Excuse me, mind if I observe your class?
| TOKYO
For the students in Junko Takagi's ninth-grade math class, this day may have made the Top 10 list of classroom nightmares.
There was Ms. Takagi, at the board as usual, beginning to say something about arcs. But standing up along the back and sides of the classroom was a horde of other math teachers, all watching the lesson, the students, and the props Takagi was using.
"I was a little bit nervous at first," Takagi says, "but the kids helped, as they always do." The students were well behaved, aside from a little wise-cracking, and Takagi's "master class" went off without a hitch.
"One thing I learned is the fact that we can teach in class without textbooks," she says. In an education system where the central government determines the curriculum and where critics charge that learning is often confused with preparing for exams, Takagi's statement is a sign of change.
Japanese education is in a rocky period. Rote learning and memorization were once considered ideal, but now teachers are being told they must emphasize creativity and problem-solving. At the same time, maintaining discipline is increasingly difficult as students become more rebellious.
And like teachers everywhere, educators here need ways to keep their commitments to teaching fresh and to develop new ways to teach old lessons. One partial answer to all three problems is master classes - opportunities for teachers to study teaching.
Master classes "help teachers maintain a high level of motivation," says Takaaki Matsuoka, a curriculum and guidance official who serves the school board of one of metropolitan Tokyo's 23 wards. "It's not so easy for teachers to change their styles of teaching unless they see something new ... to become a student sometimes is important for them."
Although much of Japanese education is rigorously systematized, master classes are put together somewhat informally and have been developing for decades. Sometimes individual principals create such programs in their schools; others are organized by local or regional school boards. A nationwide teachers union also holds master-class conventions to discuss big issues - the main topic at one recent convention was the eroding discipline in elementary schools.
Takagi, who teaches at a public school in Tokyo, volunteered as part of a master-class program on teaching geometry to middle-schoolers. She and a colleague prepared a lesson on arcs using an umbrella, a worksheet, and a gizmo that allows students to see the arc described by a falling umbrella. Getting it all together took about a year, Takagi explains.
Teaching the lesson in front of her usual class and two-dozen colleagues, Takagi also engaged students by getting them to vote for what they thought was a correct answer and repeatedly and randomly calling on them. Instead of calling out names, she distributed cards with numbers as class began and then called out the numbers.
In a review session after class, math teachers from several Tokyo middle schools watched videotaped reports about two other experimental lessons -one involving computers and the other wooden threadspools and chopsticks - and talked about what they'd seen.

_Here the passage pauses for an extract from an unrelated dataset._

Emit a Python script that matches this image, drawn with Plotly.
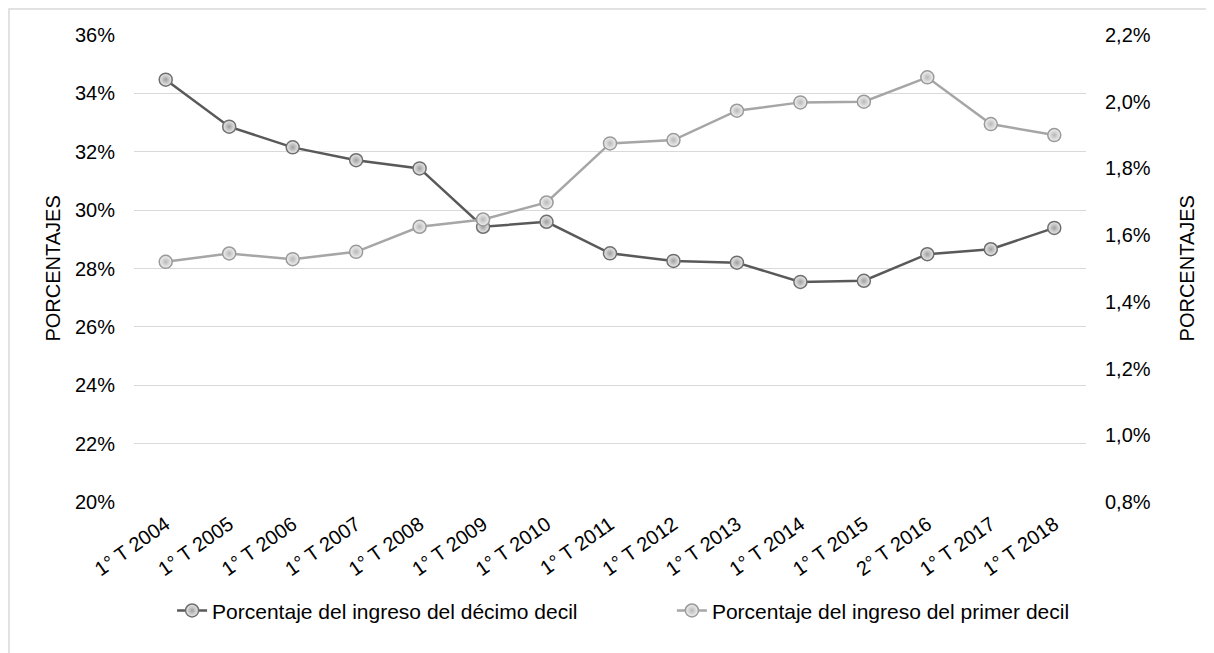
import plotly.graph_objects as go

periodos = ["1° T 2004", "1° T 2005", "1° T 2006", "1° T 2007", "1° T 2008",
            "1° T 2009", "1° T 2010", "1° T 2011", "1° T 2012", "1° T 2013",
            "1° T 2014", "1° T 2015", "2° T 2016", "1° T 2017", "1° T 2018"]

decimo_decil = [34.47, 32.86, 32.15, 31.71, 31.43, 29.43, 29.60, 28.52,
                28.26, 28.20, 27.54, 27.58, 28.49, 28.66, 29.39]

primer_decil = [1.52, 1.545, 1.528, 1.55, 1.625, 1.647, 1.698, 1.875,
                1.885, 1.973, 1.998, 2.0, 2.073, 1.933, 1.90]

nombre_decimo = "Porcentaje del ingreso del décimo decil"
nombre_primero = "Porcentaje del ingreso del primer decil"
titulo_eje = "PORCENTAJES"

familia = "Liberation Sans, Arial, sans-serif"
fuente = dict(family=familia, size=20, color="#000000")
fuente_leyenda = dict(family=familia, size=21, color="#000000")

fig = go.Figure()

fig.add_trace(go.Scatter(
    x=periodos, y=decimo_decil, name=nombre_decimo, mode="lines+markers",
    legend="legend",
    line=dict(color="#595959", width=2.5),
    marker=dict(symbol="circle", size=13, color="#ececec",
                gradient=dict(type="radial", color="#a0a0a0"),
                line=dict(color="#6f6f6f", width=1.5)),
))

fig.add_trace(go.Scatter(
    x=periodos, y=primer_decil, name=nombre_primero, mode="lines+markers",
    yaxis="y2", legend="legend2",
    line=dict(color="#a6a6a6", width=2.5),
    marker=dict(symbol="circle", size=13, color="#f2f2f2",
                gradient=dict(type="radial", color="#b8b8b8"),
                line=dict(color="#9a9a9a", width=1.5)),
))

# the page body adds an 8px margin, so the figure is sized to fit inside it
fig.update_layout(
    width=1206, height=645,
    margin=dict(l=126, r=128, t=27, b=151, autoexpand=False),
    paper_bgcolor="white", plot_bgcolor="white",
    font=fuente,
    separators=",.",
    showlegend=True,
    legend=dict(orientation="h", x=0.040, y=-0.233, xanchor="left", yanchor="middle",
                font=fuente_leyenda, bgcolor="rgba(0,0,0,0)"),
    legend2=dict(orientation="h", x=0.565, y=-0.233, xanchor="left", yanchor="middle",
                 font=fuente_leyenda, bgcolor="rgba(0,0,0,0)"),
    xaxis=dict(type="category", range=[-0.5, 14.5], tickangle=-35, automargin=False,
               showgrid=False, showline=False, ticks="", tickfont=fuente,
               ticklabelstandoff=6),
    yaxis=dict(range=[20, 36], dtick=2, ticksuffix="%", tickformat="d", automargin=False,
               showgrid=True, gridcolor="#d9d9d9", gridwidth=1.3,
               zeroline=False, showline=False, ticks="", tickfont=fuente,
               ticklabelstandoff=18),
    yaxis2=dict(range=[0.8, 2.2], dtick=0.2, tick0=0.8, tickformat=".1f", ticksuffix="%",
                overlaying="y", side="right", showgrid=False, zeroline=False,
                showline=False, ticks="", tickfont=fuente, automargin=False,
                ticklabelstandoff=18),
    annotations=[
        dict(text=titulo_eje, xref="paper", yref="paper", x=-0.0861, y=0.5,
             textangle=-90, showarrow=False, font=fuente, xanchor="center", yanchor="middle"),
        dict(text=titulo_eje, xref="paper", yref="paper", x=1.106, y=0.5,
             textangle=-90, showarrow=False, font=fuente, xanchor="center", yanchor="middle"),
    ],
    shapes=[dict(type="rect", xref="paper", yref="paper",
                 x0=-0.1313, x1=1.2, y0=-0.4, y1=1.0557,
                 line=dict(color="#d9d9d9", width=1.5), fillcolor="rgba(0,0,0,0)",
                 layer="below")],
)

fig.write_html("out.html")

Discussion focused on the importance of cultivating a "let's try" attitude among students, the need for teachers to be flexible, and the effectiveness of creating a playful atmosphere in class.
One experienced teacher praised the educators who'd developed the lessons for using objects relevant to daily life and for making math more accessible. Another teacher sounded impressed with what he'd seen. Takagi "got the students to think," says Hiroto Okamoto, who teaches ninth-graders at another middle school in Tokyo.
Toshihiko Banba explains that there are only two math teachers at his junior high school -"It's a limited world," he says. He wanted to see Takagi's master class and the other presentations because, "There are a lot of things I want to study as a teacher."
Teachers also take master classes as a way to show their commitment to the profession if they want to be promoted to administrative posts, but in general the programs are voluntary. "They have operated this way for years and years," says an official at Japan's Ministry of Education. "The primary objective is self-enlightenment."
For teacher Takagi, the point was to expose "how students can discover the joy of learning in math class."